-- TASK GOAL --
Reproduce the listing below without changes, except that pictures are left out.

-- SUPPLIED MATERIAL --
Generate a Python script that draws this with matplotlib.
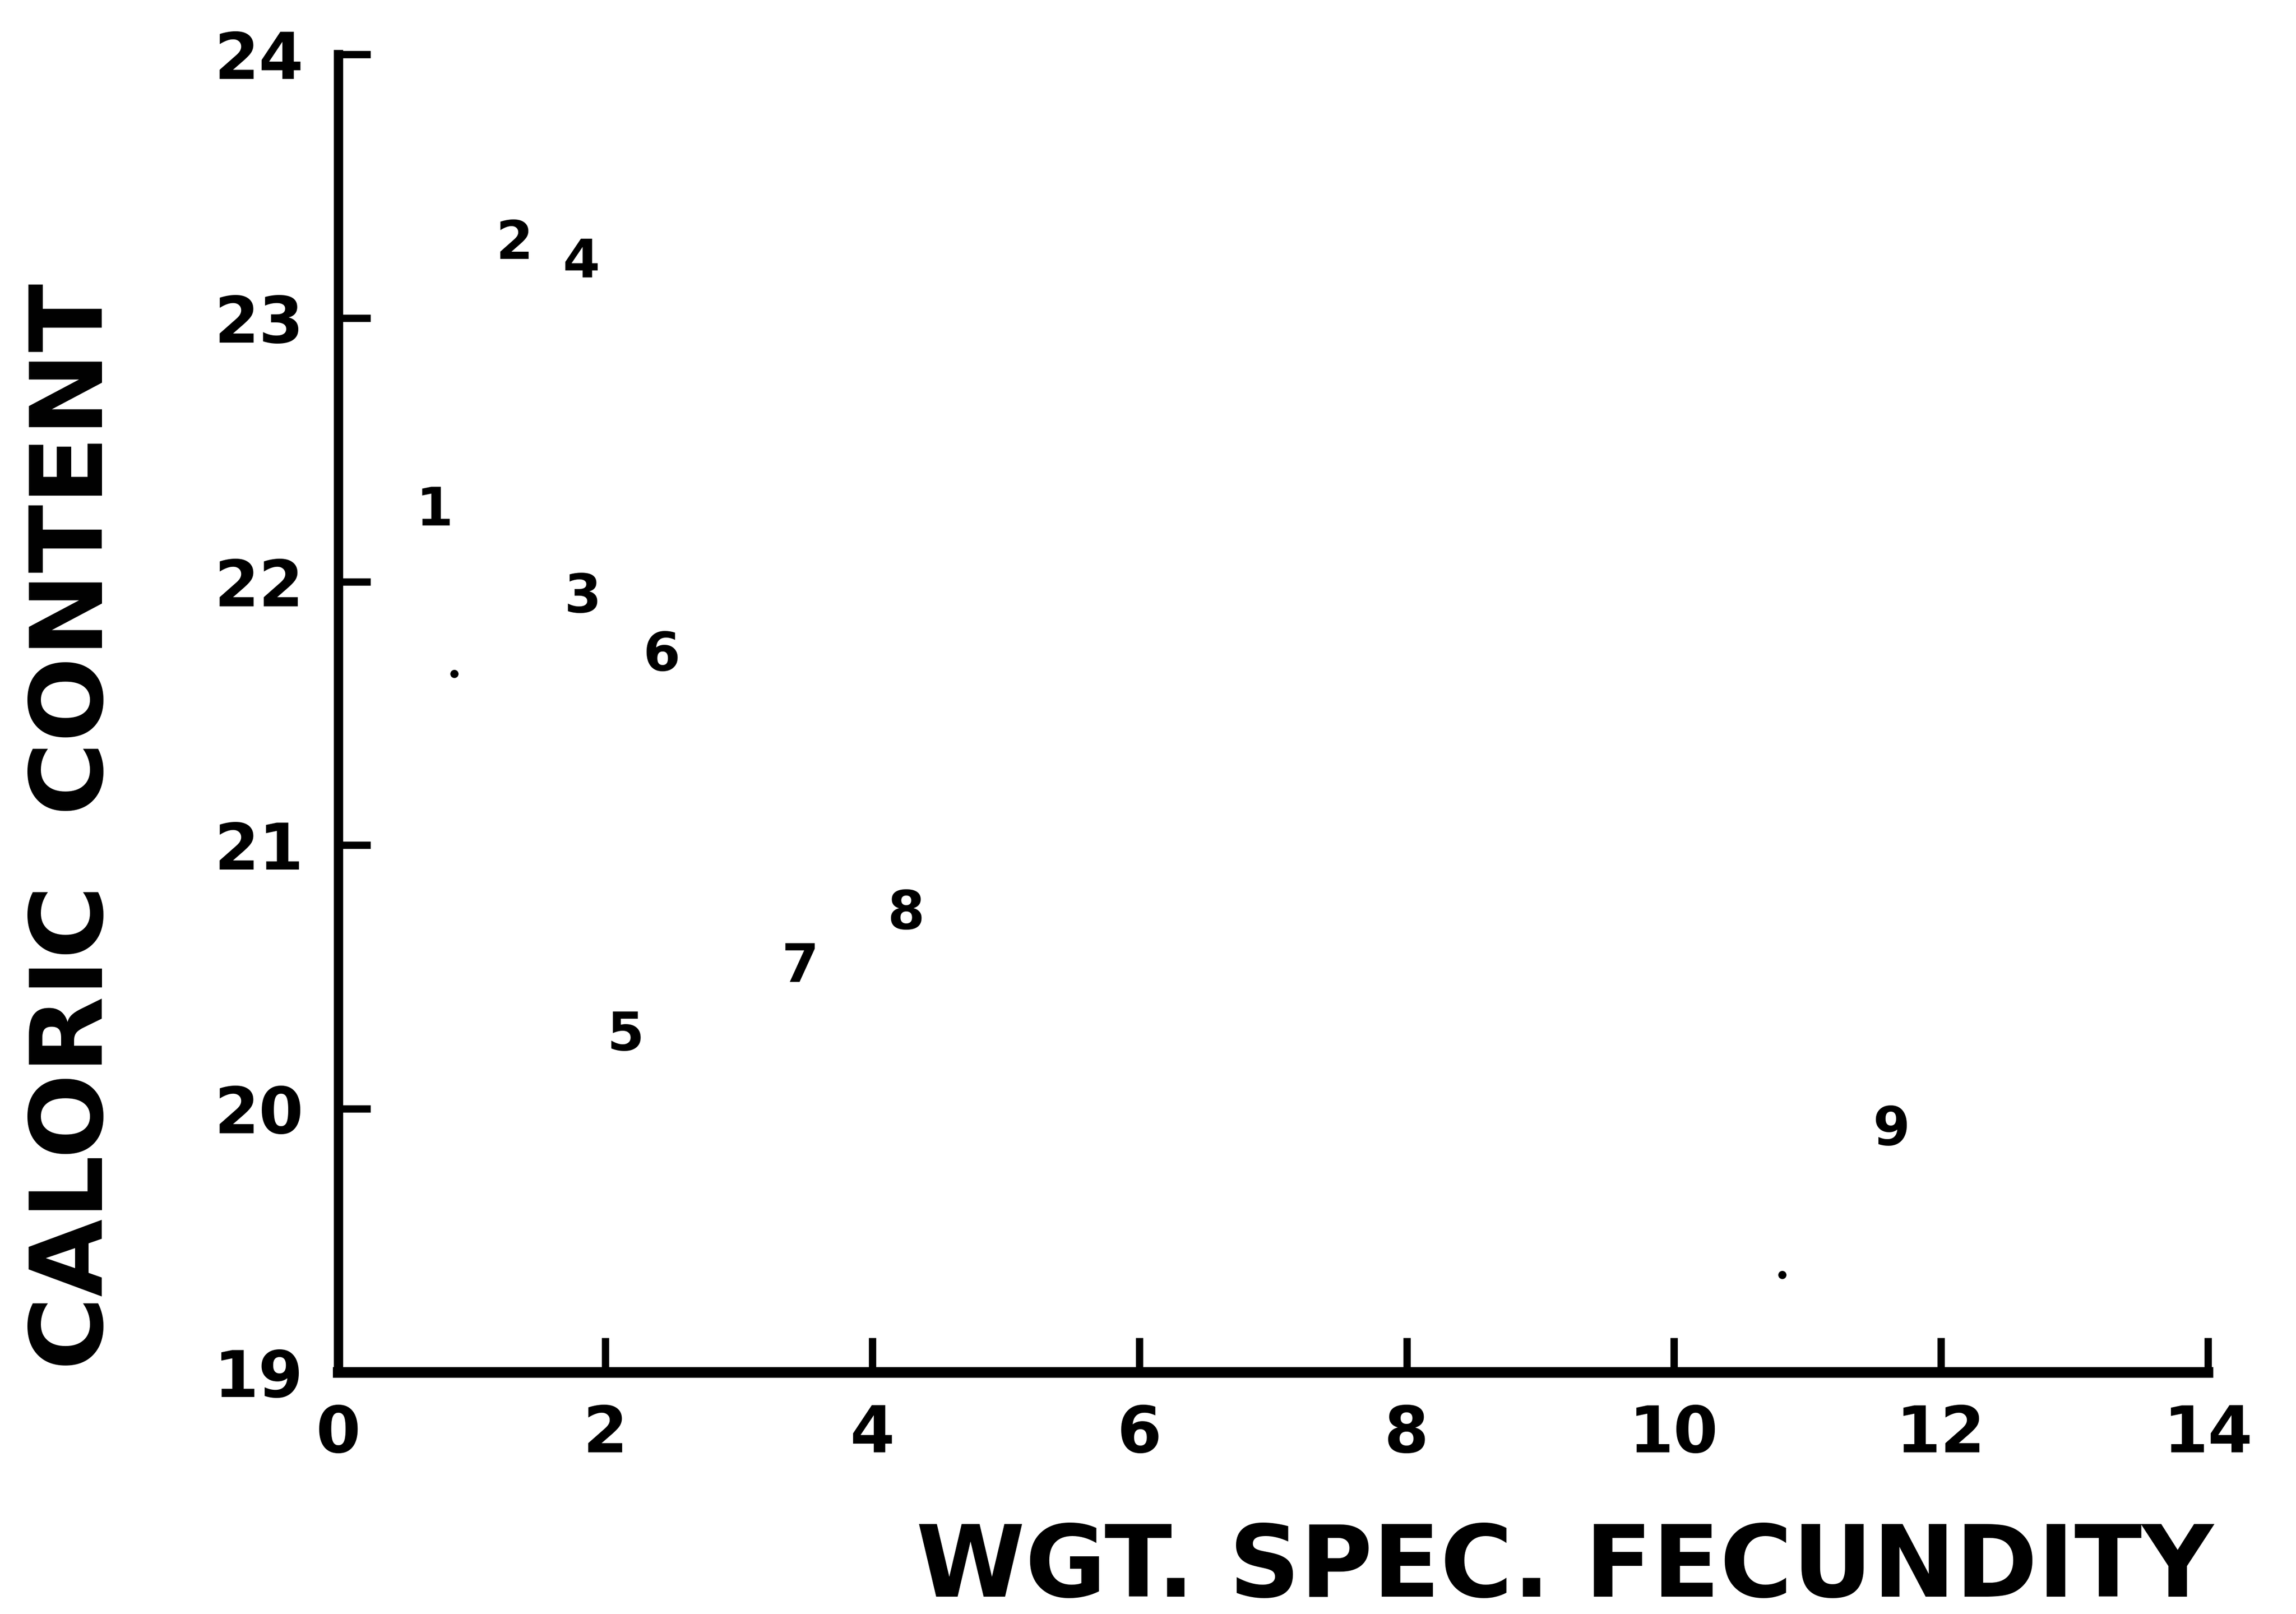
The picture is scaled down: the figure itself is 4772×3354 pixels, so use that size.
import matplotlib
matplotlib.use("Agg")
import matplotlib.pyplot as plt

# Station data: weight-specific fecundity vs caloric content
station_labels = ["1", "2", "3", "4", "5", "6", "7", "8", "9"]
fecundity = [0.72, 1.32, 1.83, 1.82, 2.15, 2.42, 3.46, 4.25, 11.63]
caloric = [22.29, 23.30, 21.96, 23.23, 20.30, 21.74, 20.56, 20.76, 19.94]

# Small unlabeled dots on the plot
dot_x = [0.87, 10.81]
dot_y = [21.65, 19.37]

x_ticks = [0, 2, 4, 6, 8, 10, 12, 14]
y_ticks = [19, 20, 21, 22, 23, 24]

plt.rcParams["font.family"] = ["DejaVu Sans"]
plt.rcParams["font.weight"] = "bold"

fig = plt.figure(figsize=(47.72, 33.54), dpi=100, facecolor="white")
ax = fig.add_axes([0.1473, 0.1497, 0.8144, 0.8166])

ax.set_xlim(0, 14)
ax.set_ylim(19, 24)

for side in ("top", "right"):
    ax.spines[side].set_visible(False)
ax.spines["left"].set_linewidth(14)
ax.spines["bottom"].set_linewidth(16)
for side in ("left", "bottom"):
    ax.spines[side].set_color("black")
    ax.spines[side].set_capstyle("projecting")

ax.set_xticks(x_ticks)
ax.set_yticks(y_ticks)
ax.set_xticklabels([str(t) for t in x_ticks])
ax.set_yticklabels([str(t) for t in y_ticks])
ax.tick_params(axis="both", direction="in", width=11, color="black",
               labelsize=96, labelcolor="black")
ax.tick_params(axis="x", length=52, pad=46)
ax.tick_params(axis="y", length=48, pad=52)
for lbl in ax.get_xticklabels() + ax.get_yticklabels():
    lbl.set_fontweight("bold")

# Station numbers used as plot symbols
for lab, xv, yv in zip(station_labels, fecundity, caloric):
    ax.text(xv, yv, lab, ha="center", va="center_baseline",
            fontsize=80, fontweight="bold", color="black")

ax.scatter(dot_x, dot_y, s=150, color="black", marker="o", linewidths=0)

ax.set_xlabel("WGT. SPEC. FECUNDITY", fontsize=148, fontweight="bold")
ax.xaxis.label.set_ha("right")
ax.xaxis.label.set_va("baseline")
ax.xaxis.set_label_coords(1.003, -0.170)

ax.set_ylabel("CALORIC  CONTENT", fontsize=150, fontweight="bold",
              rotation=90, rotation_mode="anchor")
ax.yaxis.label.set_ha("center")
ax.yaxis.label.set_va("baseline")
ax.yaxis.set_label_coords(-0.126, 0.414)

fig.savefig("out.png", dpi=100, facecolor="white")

-- EXERCISE SOLUTION --
Generate a Python script that draws this with matplotlib.
The picture is scaled down: the figure itself is 4772×3354 pixels, so use that size.
import matplotlib
matplotlib.use("Agg")
import matplotlib.pyplot as plt

# Station data: weight-specific fecundity vs caloric content
station_labels = ["1", "2", "3", "4", "5", "6", "7", "8", "9"]
fecundity = [0.72, 1.32, 1.83, 1.82, 2.15, 2.42, 3.46, 4.25, 11.63]
caloric = [22.29, 23.30, 21.96, 23.23, 20.30, 21.74, 20.56, 20.76, 19.94]

# Small unlabeled dots on the plot
dot_x = [0.87, 10.81]
dot_y = [21.65, 19.37]

x_ticks = [0, 2, 4, 6, 8, 10, 12, 14]
y_ticks = [19, 20, 21, 22, 23, 24]

plt.rcParams["font.family"] = ["DejaVu Sans"]
plt.rcParams["font.weight"] = "bold"

fig = plt.figure(figsize=(47.72, 33.54), dpi=100, facecolor="white")
ax = fig.add_axes([0.1473, 0.1497, 0.8144, 0.8166])

ax.set_xlim(0, 14)
ax.set_ylim(19, 24)

for side in ("top", "right"):
    ax.spines[side].set_visible(False)
ax.spines["left"].set_linewidth(14)
ax.spines["bottom"].set_linewidth(16)
for side in ("left", "bottom"):
    ax.spines[side].set_color("black")
    ax.spines[side].set_capstyle("projecting")

ax.set_xticks(x_ticks)
ax.set_yticks(y_ticks)
ax.set_xticklabels([str(t) for t in x_ticks])
ax.set_yticklabels([str(t) for t in y_ticks])
ax.tick_params(axis="both", direction="in", width=11, color="black",
               labelsize=96, labelcolor="black")
ax.tick_params(axis="x", length=52, pad=46)
ax.tick_params(axis="y", length=48, pad=52)
for lbl in ax.get_xticklabels() + ax.get_yticklabels():
    lbl.set_fontweight("bold")

# Station numbers used as plot symbols
for lab, xv, yv in zip(station_labels, fecundity, caloric):
    ax.text(xv, yv, lab, ha="center", va="center_baseline",
            fontsize=80, fontweight="bold", color="black")

ax.scatter(dot_x, dot_y, s=150, color="black", marker="o", linewidths=0)

ax.set_xlabel("WGT. SPEC. FECUNDITY", fontsize=148, fontweight="bold")
ax.xaxis.label.set_ha("right")
ax.xaxis.label.set_va("baseline")
ax.xaxis.set_label_coords(1.003, -0.170)

ax.set_ylabel("CALORIC  CONTENT", fontsize=150, fontweight="bold",
              rotation=90, rotation_mode="anchor")
ax.yaxis.label.set_ha("center")
ax.yaxis.label.set_va("baseline")
ax.yaxis.set_label_coords(-0.126, 0.414)

fig.savefig("out.png", dpi=100, facecolor="white")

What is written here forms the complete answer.